▶ TASK PROMPT:
Exactly as written, write out the lines below from the first to the one containing "const yTitle = 'Heat flow(mW)';", inclusive. Pictures do not belong in the copy.

▶ SUPPLIED INFORMATION:

┌──

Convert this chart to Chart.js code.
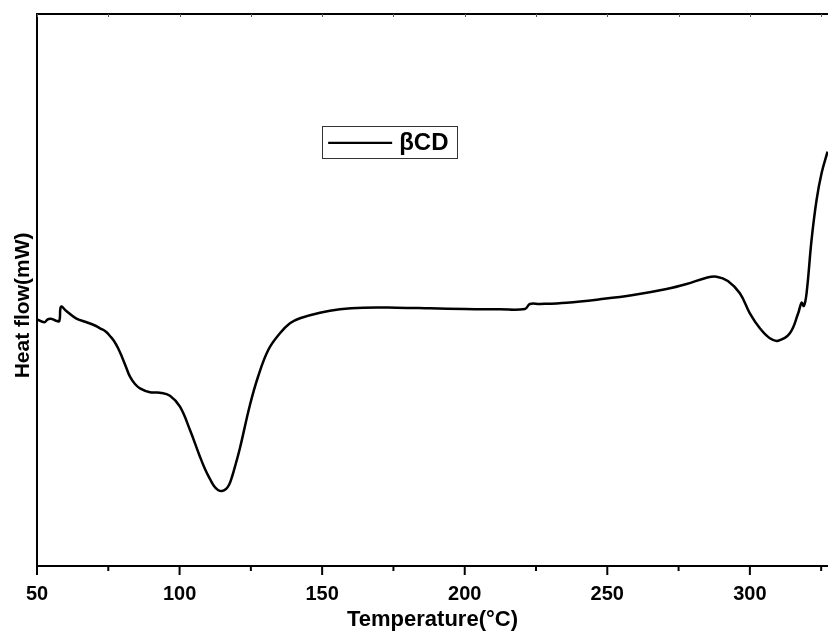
<!DOCTYPE html>
<html>
<head>
<meta charset="utf-8">
<script src="https://cdn.jsdelivr.net/npm/chart.js@4/dist/chart.umd.min.js"></script>
<style>
html,body{margin:0;padding:0;background:#fff;}
#c{display:block;}
</style>
</head>
<body>
<canvas id="c" width="828" height="632"></canvas>
<script>
// Temperature (°C)
const temperature = [50.0,52.56,53.75,54.91,56.66,57.82,58.42,60.17,63.67,67.18,70.69,72.09,74.19,75.60,77.00,78.40,79.80,81.21,82.61,84.36,86.11,89.62,93.13,96.63,100.14,103.65,107.15,108.91,110.66,112.06,113.46,114.87,116.27,117.32,118.37,119.78,121.18,124.68,127.49,131.10,135.20,138.71,142.22,149.23,156.24,164.41,176.12,187.80,200.07,212.34,221.11,222.86,226.37,235.73,247.41,259.08,270.79,277.80,284.81,288.32,292.28,296.49,300.0,303.51,307.01,309.92,314.03,316.94,318.13,318.93,319.88,321.63,323.39,325.14,327.24];
// Heat flow (arbitrary units)
const heatFlow = [24.67,24.37,24.67,24.73,24.53,24.50,25.93,25.53,24.77,24.40,24.00,23.77,23.43,23.00,22.50,21.80,20.90,19.90,18.93,18.20,17.77,17.37,17.33,17.03,15.93,13.60,10.93,9.70,8.70,8.00,7.60,7.50,7.70,8.10,8.90,10.30,11.80,16.10,18.90,21.60,23.27,24.27,24.77,25.33,25.67,25.83,25.83,25.77,25.70,25.67,25.70,26.20,26.20,26.33,26.67,27.10,27.70,28.20,28.83,28.93,28.50,27.27,25.27,23.77,22.77,22.53,23.27,25.27,26.33,26.00,27.27,32.60,36.60,39.27,41.43];
const xTickValues = [50,100,150,200,250,300];
const xMinorValues = [75,125,175,225,275,325];
const seriesLabel = 'βCD';
const xTitle = 'Temperature(°C)';
const yTitle = 'Heat flow(mW)';

const points = temperature.map((t,i)=>({x:t,y:heatFlow[i]}));
const FONT = '"Liberation Sans", Arial, sans-serif';

const decor = {
  id:'decor',
  afterDraw(chart){
    const ctx = chart.ctx, ca = chart.chartArea, xs = chart.scales.x;
    ctx.save();
    ctx.strokeStyle = '#000';
    ctx.lineWidth = 2;
    // top border
    ctx.beginPath();
    ctx.moveTo(ca.left-1, ca.top);
    ctx.lineTo(ca.right, ca.top);
    ctx.stroke();
    // bottom ticks
    xTickValues.forEach(v=>{
      const p = xs.getPixelForValue(v);
      ctx.beginPath(); ctx.moveTo(p, ca.bottom); ctx.lineTo(p, ca.bottom+9); ctx.stroke();
    });
    xMinorValues.forEach(v=>{
      if(v>xs.max) return;
      const p = xs.getPixelForValue(v);
      ctx.beginPath(); ctx.moveTo(p, ca.bottom); ctx.lineTo(p, ca.bottom+5); ctx.stroke();
    });
    // tiny top ticks
    ctx.lineWidth = 1;
    ctx.strokeStyle = '#555';
    xTickValues.concat(xMinorValues).forEach(v=>{
      if(v>xs.max) return;
      const p = Math.round(xs.getPixelForValue(v))+0.5;
      ctx.beginPath(); ctx.moveTo(p, ca.top); ctx.lineTo(p, ca.top+3); ctx.stroke();
    });
    // y axis title
    ctx.save();
    ctx.fillStyle = '#000';
    ctx.font = 'bold 21px ' + FONT;
    ctx.textAlign = 'center';
    ctx.textBaseline = 'middle';
    ctx.translate(23, ca.top + 0.528*(ca.bottom-ca.top));
    ctx.rotate(-Math.PI/2);
    ctx.fillText(yTitle, 0, 0);
    ctx.restore();
    // legend
    const lx = ca.left + 0.3605*(ca.right-ca.left);
    const ly = ca.top + 0.2035*(ca.bottom-ca.top);
    ctx.strokeStyle = '#333';
    ctx.lineWidth = 1;
    ctx.strokeRect(Math.round(lx)+0.5, Math.round(ly)+0.5, 135, 32);
    ctx.strokeStyle = '#000';
    ctx.lineWidth = 2.2;
    ctx.beginPath(); ctx.moveTo(lx+6, ly+16.5); ctx.lineTo(lx+70, ly+16.5); ctx.stroke();
    ctx.fillStyle = '#000';
    ctx.font = 'bold 24px ' + FONT;
    ctx.textBaseline = 'middle';
    ctx.fillText(seriesLabel, lx+77, ly+17);
    ctx.restore();
  }
};

new Chart(document.getElementById('c'), {
  type:'line',
  data:{datasets:[{
    label:seriesLabel,
    data:points,
    borderColor:'#000',
    borderWidth:2.5,
    pointRadius:0,
    tension:0.4,
    fill:false
  }]},
  options:{
    responsive:false,
    animation:false,
    layout:{padding:{top:14,right:0,left:0,bottom:0}},
    plugins:{legend:{display:false},tooltip:{enabled:false}},
    scales:{
      x:{
        type:'linear',
        min:50, max:327.4,
        afterBuildTicks(s){ s.ticks = xTickValues.map(v=>({value:v})); },
        afterFit(s){ s.height = 66; },
        grid:{display:false, drawTicks:false},
        border:{display:true,color:'#000',width:2},
        ticks:{color:'#000',padding:16,maxRotation:0,autoSkip:false,font:{family:FONT,size:20,weight:'bold'}},
        title:{display:true,text:xTitle,color:'#000',padding:{top:0,bottom:1},font:{family:FONT,size:22,weight:'bold',lineHeight:1}}
      },
      y:{
        min:0, max:55.2,
        afterFit(s){ s.width = 37; },
        grid:{display:false, drawTicks:false},
        border:{display:true,color:'#000',width:2},
        ticks:{display:false},
        title:{display:false,text:yTitle}
      }
    }
  },
  plugins:[decor]
});
</script>
</body>
</html>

└──

▶ EXERCISE OUTPUT:
Convert this chart to Chart.js code.
<!DOCTYPE html>
<html>
<head>
<meta charset="utf-8">
<script src="https://cdn.jsdelivr.net/npm/chart.js@4/dist/chart.umd.min.js"></script>
<style>
html,body{margin:0;padding:0;background:#fff;}
#c{display:block;}
</style>
</head>
<body>
<canvas id="c" width="828" height="632"></canvas>
<script>
// Temperature (°C)
const temperature = [50.0,52.56,53.75,54.91,56.66,57.82,58.42,60.17,63.67,67.18,70.69,72.09,74.19,75.60,77.00,78.40,79.80,81.21,82.61,84.36,86.11,89.62,93.13,96.63,100.14,103.65,107.15,108.91,110.66,112.06,113.46,114.87,116.27,117.32,118.37,119.78,121.18,124.68,127.49,131.10,135.20,138.71,142.22,149.23,156.24,164.41,176.12,187.80,200.07,212.34,221.11,222.86,226.37,235.73,247.41,259.08,270.79,277.80,284.81,288.32,292.28,296.49,300.0,303.51,307.01,309.92,314.03,316.94,318.13,318.93,319.88,321.63,323.39,325.14,327.24];
// Heat flow (arbitrary units)
const heatFlow = [24.67,24.37,24.67,24.73,24.53,24.50,25.93,25.53,24.77,24.40,24.00,23.77,23.43,23.00,22.50,21.80,20.90,19.90,18.93,18.20,17.77,17.37,17.33,17.03,15.93,13.60,10.93,9.70,8.70,8.00,7.60,7.50,7.70,8.10,8.90,10.30,11.80,16.10,18.90,21.60,23.27,24.27,24.77,25.33,25.67,25.83,25.83,25.77,25.70,25.67,25.70,26.20,26.20,26.33,26.67,27.10,27.70,28.20,28.83,28.93,28.50,27.27,25.27,23.77,22.77,22.53,23.27,25.27,26.33,26.00,27.27,32.60,36.60,39.27,41.43];
const xTickValues = [50,100,150,200,250,300];
const xMinorValues = [75,125,175,225,275,325];
const seriesLabel = 'βCD';
const xTitle = 'Temperature(°C)';
const yTitle = 'Heat flow(mW)';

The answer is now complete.